Challenges, Limitations, and the Path to Mastery

Be prepared for a journey. This is an advanced project with inherent limitations compared to a $30 USB dongle.

• Resolution & Color Fidelity: The basic setup captures standard definition (720x480 NTSC). Capturing the full color spectrum and dealing with VHS color-under encoding is complex. Your initial results may be in grayscale or have odd color artifacts.
• Synchronization Issues: "Tearing" or rolling frames occur if the buffer management isn't perfectly timed. Debugging this requires an oscilloscope and patience.
• Noise & Signal Integrity: Every imperfection in your circuit or power supply will show up as speckles, lines, or waves in the image. This pursuit of a clean signal is a core tenet of high-quality vintage tech restoration.

Consider this project a successful proof-of-concept if you can capture a stable, recognizable, grayscale image. Capturing full, stable color is the graduate-level achievement.

Conclusion: More Than Just Preservation

Building a VHS-to-digital converter with Arduino is not the most efficient path to digitizing your family memories. But it is perhaps the most meaningful path for a maker. It demystifies a ubiquitous yet invisible process, turning you from a passive consumer of technology into an active participant in the chain of preservation.

The skills you hone—reading complex datasheets, managing high-speed data, debugging timing issues, and integrating analog and digital systems—are directly transferable. They are the same skills that empower you to breathe new life into a Commodore 64, retrofit a classic amplifier, or understand the inner workings of any electronic device from any era.

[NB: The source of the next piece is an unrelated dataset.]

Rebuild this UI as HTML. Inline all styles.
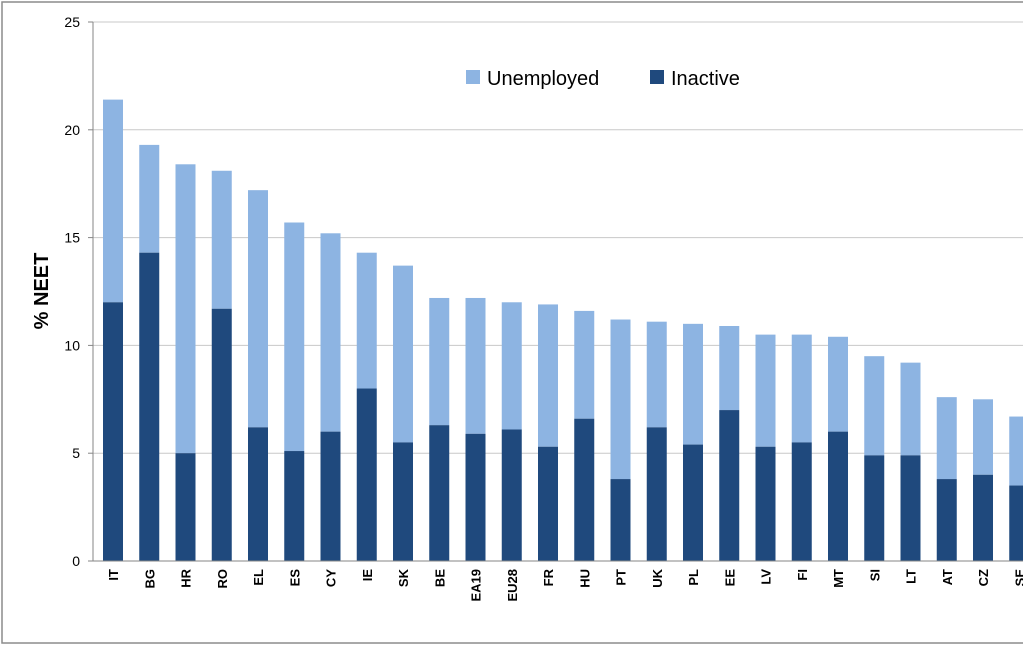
<!DOCTYPE html>
<html><head><meta charset="utf-8"><style>
html,body{margin:0;padding:0;background:#fff;}
svg{display:block;font-family:"Liberation Sans",sans-serif;}
</style></head><body>
<svg width="1023" height="647">
<rect x="2" y="2" width="1030" height="641" fill="#fff" stroke="#8c8c8c" stroke-width="1.5"/>
<g id="grid"></g><g id="bars"></g><g id="axes"></g>
<text x="48" y="291" transform="rotate(-90 48 291)" text-anchor="middle" font-size="20" font-weight="bold" fill="#000">% NEET</text>
<g>
<rect x="466" y="70" width="14" height="14" fill="#8db4e2"/>
<text x="487" y="85" font-size="20" fill="#000">Unemployed</text>
<rect x="650" y="70" width="14" height="14" fill="#1f497d"/>
<text x="671" y="85" font-size="20" fill="#000">Inactive</text>
</g>
</svg>
<script>
const categories=["IT","BG","HR","RO","EL","ES","CY","IE","SK","BE","EA19","EU28","FR","HU","PT","UK","PL","EE","LV","FI","MT","SI","LT","AT","CZ","SE"];
const inactive=[12.0,14.3,5.0,11.7,6.2,5.1,6.0,8.0,5.5,6.3,5.9,6.1,5.3,6.6,3.8,6.2,5.4,7.0,5.3,5.5,6.0,4.9,4.9,3.8,4.0,3.5];
const totals=[21.4,19.3,18.4,18.1,17.2,15.7,15.2,14.3,13.7,12.2,12.2,12.0,11.9,11.6,11.2,11.1,11.0,10.9,10.5,10.5,10.4,9.5,9.2,7.6,7.5,6.7];
const yTicks=[0,5,10,15,20,25];
const NS="http://www.w3.org/2000/svg";
const y=v=>561-v*21.56, x=i=>113+i*36.25, bw=20;
function mk(t,a,p){const e=document.createElementNS(NS,t);for(const k in a)e.setAttribute(k,a[k]);p.appendChild(e);return e;}
const grid=document.getElementById('grid'),bars=document.getElementById('bars'),axes=document.getElementById('axes');
yTicks.forEach(t=>{
 if(t>0){const g=mk('line',{x1:93,x2:1023,y1:y(t),y2:y(t),stroke:'#c8c8c8','stroke-width':1},grid);
 
 }
 const tk=mk('line',{x1:88,x2:93,y1:y(t),y2:y(t),stroke:'#868686'},axes);
 
 
 const l=mk('text',{x:80,y:y(t)+5,'text-anchor':'end','font-size':14,fill:'#000'},axes);l.textContent=t;
 
 
});
const ya=mk('line',{x1:93,x2:93,y1:y(25),y2:y(0),stroke:'#868686'},axes);


const xa=mk('line',{x1:93,x2:1023,y1:y(0),y2:y(0),stroke:'#868686'},axes);


categories.forEach((c,i)=>{
 const cx=x(i);
 const u=mk('rect',{x:cx-bw/2,y:y(totals[i]),width:bw,height:y(inactive[i])-y(totals[i]),fill:'#8db4e2'},bars);
 
 
 const d=mk('rect',{x:cx-bw/2,y:y(inactive[i]),width:bw,height:y(0)-y(inactive[i]),fill:'#1f497d'},bars);
 
 
 const t=mk('text',{x:cx+5,y:569,transform:`rotate(-90 ${cx+5} 569)`,'text-anchor':'end','font-size':13,'font-weight':'bold',fill:'#000'},axes);
 t.textContent=c;
 
 
});
</script>
</body></html>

In the end, you won't just have a stack of digital video files. You'll have a profound understanding of the magnetic whispers stored on those tapes and the engineering brilliance it took to hear them in the first place. You will have truly bridged the gap, not just between formats, but between the ethos of the past's hardware engineers and today's maker culture. Now, power up your soldering iron, fire up the IDE, and start saving history, one meticulously clocked pixel at a time.